8. The method of claim 7 wherein said container cavity forms a sleeve about said tube.

9. The method of claim 8 wherein said sleeve has a diameter of substantially three inches.

10. The method of claim 4 wherein a hollow insert having said primary mixing chamber therein is mounted in said container inlet, wherein said upstream end of said tube is releasably mounted to said insert in fluid communication with said mixing chamber.

11. The method of claim 10 wherein said mixing chamber is elongate and has a longitudinal axis along a length of said mixing chamber, wherein said tube has a corresponding longitudinal axis which is substantially co-axial with said longitudinal axis of said mixing chamber, and wherein said insert has a mixing chamber inlet directing said combined flow into said mixing chamber at an angle substantially orthogonal to said longitudinal axis of said mixing chamber.

12. The method 11 further comprising providing a head having a flow manifold, and mounting said head over said insert so as to encase said insert in said manifold, and wherein said head has a manifold inlet directing said combined flow from said down-stream end of said first conduit into said manifold substantially orthogonally to both said longitudinal axis of said mixing chamber and said mixing chamber inlet.
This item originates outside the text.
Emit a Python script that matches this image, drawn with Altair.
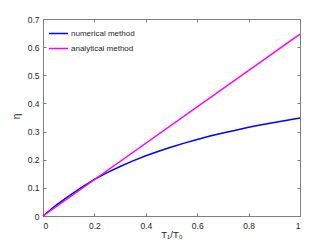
import altair as alt
import pandas as pd

# data
x_num = [0, 0.05, 0.1, 0.15, 0.2, 0.25, 0.3, 0.35, 0.4, 0.45, 0.5,
         0.55, 0.6, 0.65, 0.7, 0.75, 0.8, 0.85, 0.9, 0.95, 1.0]
eta_num = [0, 0.038, 0.071, 0.102, 0.130, 0.154, 0.176, 0.196, 0.214, 0.230, 0.245,
           0.259, 0.272, 0.284, 0.295, 0.305, 0.315, 0.324, 0.332, 0.340, 0.348]
x_ana = [0, 1.0]
eta_ana = [0, 0.646]
series = ["numerical method", "analytical method"]
colors = ["#0000ff", "#ff00ff"]
x_ticks = [0, 0.2, 0.4, 0.6, 0.8, 1]
y_ticks = [0, 0.1, 0.2, 0.3, 0.4, 0.5, 0.6, 0.7]

df = pd.concat([
    pd.DataFrame({"x": x_num, "eta": eta_num, "method": series[0]}),
    pd.DataFrame({"x": x_ana, "eta": eta_ana, "method": series[1]}),
])

W, H = 257, 197
FONT = "Liberation Sans"
AX = "#262626"
DOM = "#7f7f7f"

xs = alt.Scale(domain=[0, 1], nice=False)
ys = alt.Scale(domain=[0, 0.7], nice=False)

main = alt.Chart(df).mark_line(strokeWidth=1.5).encode(
    x=alt.X("x:Q", scale=xs, title="T₁/T₀",
            axis=alt.Axis(values=x_ticks, format="~g", tickSize=0, labelPadding=5,
                          domainColor=DOM, labelColor=AX, labelFontSize=8.5,
                          labelFont=FONT, titleFont=FONT, titleFontSize=9.5,
                          titleFontWeight="normal", titleColor=AX,
                          titleY=21, titleBaseline="alphabetic", titleAlign="center",
                          grid=False)),
    y=alt.Y("eta:Q", scale=ys, title="η",
            axis=alt.Axis(values=y_ticks, format="~g", tickSize=0, labelPadding=4,
                          domainColor=DOM, labelColor=AX, labelFontSize=8.5,
                          labelFont=FONT, titleFont=FONT, titleFontSize=10,
                          titleFontWeight="normal", titleColor=AX,
                          titleX=-27, titleY=97, titleAlign="center",
                          titleBaseline="middle", grid=False)),
    color=alt.Color("method:N", scale=alt.Scale(domain=series, range=colors),
                    legend=alt.Legend(title=None, orient="none", legendX=5, legendY=4,
                                      symbolType="stroke", symbolSize=361,
                                      symbolStrokeWidth=1.5, labelFontSize=8,
                                      labelFont=FONT, labelColor=AX, labelOffset=2,
                                      rowPadding=-12, padding=0)),
    order=alt.value(0),
)

# inward ticks at bottom / left edges
ticks_a = alt.Chart(df).mark_line(strokeOpacity=0).encode(
    x=alt.X("x:Q", scale=xs, title=None,
            axis=alt.Axis(orient="top", offset=-H, values=x_ticks, labels=False,
                          domain=False, tickSize=3, tickColor=DOM, grid=False)),
    y=alt.Y("eta:Q", scale=ys, title=None,
            axis=alt.Axis(orient="right", offset=-W, values=y_ticks, labels=False,
                          domain=False, tickSize=3, tickColor=DOM, grid=False)),
    detail="method:N",
)

# top / right border with inward ticks
ticks_b = alt.Chart(df).mark_line(strokeOpacity=0).encode(
    x=alt.X("x:Q", scale=xs, title=None,
            axis=alt.Axis(orient="bottom", offset=-H, values=x_ticks, labels=False,
                          domainColor=DOM, tickSize=3, tickColor=DOM, grid=False)),
    y=alt.Y("eta:Q", scale=ys, title=None,
            axis=alt.Axis(orient="left", offset=-W, values=y_ticks, labels=False,
                          domainColor=DOM, tickSize=3, tickColor=DOM, grid=False)),
    detail="method:N",
)

chart = alt.layer(main, ticks_a, ticks_b).resolve_axis(
    x="independent", y="independent"
).properties(
    width=W, height=H,
    autosize=alt.AutoSizeParams(type="none"),
    padding={"left": 35, "top": 11, "right": 24, "bottom": 25},
    background="white",
).configure_view(stroke=None)

chart.save("out.html", embed_options={"renderer": "svg", "actions": False})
13. The method of claim 1 further comprising providing a upstream pressure regulator on said first conduit upstream of said source of gas or secondary fluid.

14. The method of claim 1 wherein said gas or secondary fluid is a gas supplied in a volume which is 15 percent by volume of said conduit flow at standard temperature and pressure conditions.

15. The method of claim 14 wherein said pump is a regenerative turbine pump, and wherein regenerative turbine pump produces bubbles of substantially 30-40 microns into said combined flow to assist in said generation of said micro-bubbles.

16. The method of claim 14 wherein said gas is supplied at ambient pressure by said gas or secondary fluid source.

17. The method of claim 1 wherein said primary fluid is flow back water from hydrostatic fracturing of a geological structure, and wherein said gas or secondary fluid is a hydrocarbon chosen from the group comprising: methane, ethane, propane, butane, pentane.

18. The method of claim 1 wherein said tube is a plurality of tubes.

19. The method of claim 18 wherein said plurality of tubes is a parallel, spaced-apart array of said tubes.

20. The method of claim 19 wherein said array contains at least six said tubes and each said pressure vessel is sized and said flow rate adjusted to produce at least substantially 10 gallons per minute.

21. The method of claim 1 further comprising generating nano-bubbles in said micro-bubble generator simultaneously with said generating of said micro bubbles so as to produce increased turbidity due to said nano-bubbles, and wherein said nano-bubbles stay in suspension longer than said micro-bubbles by at least an order of ten.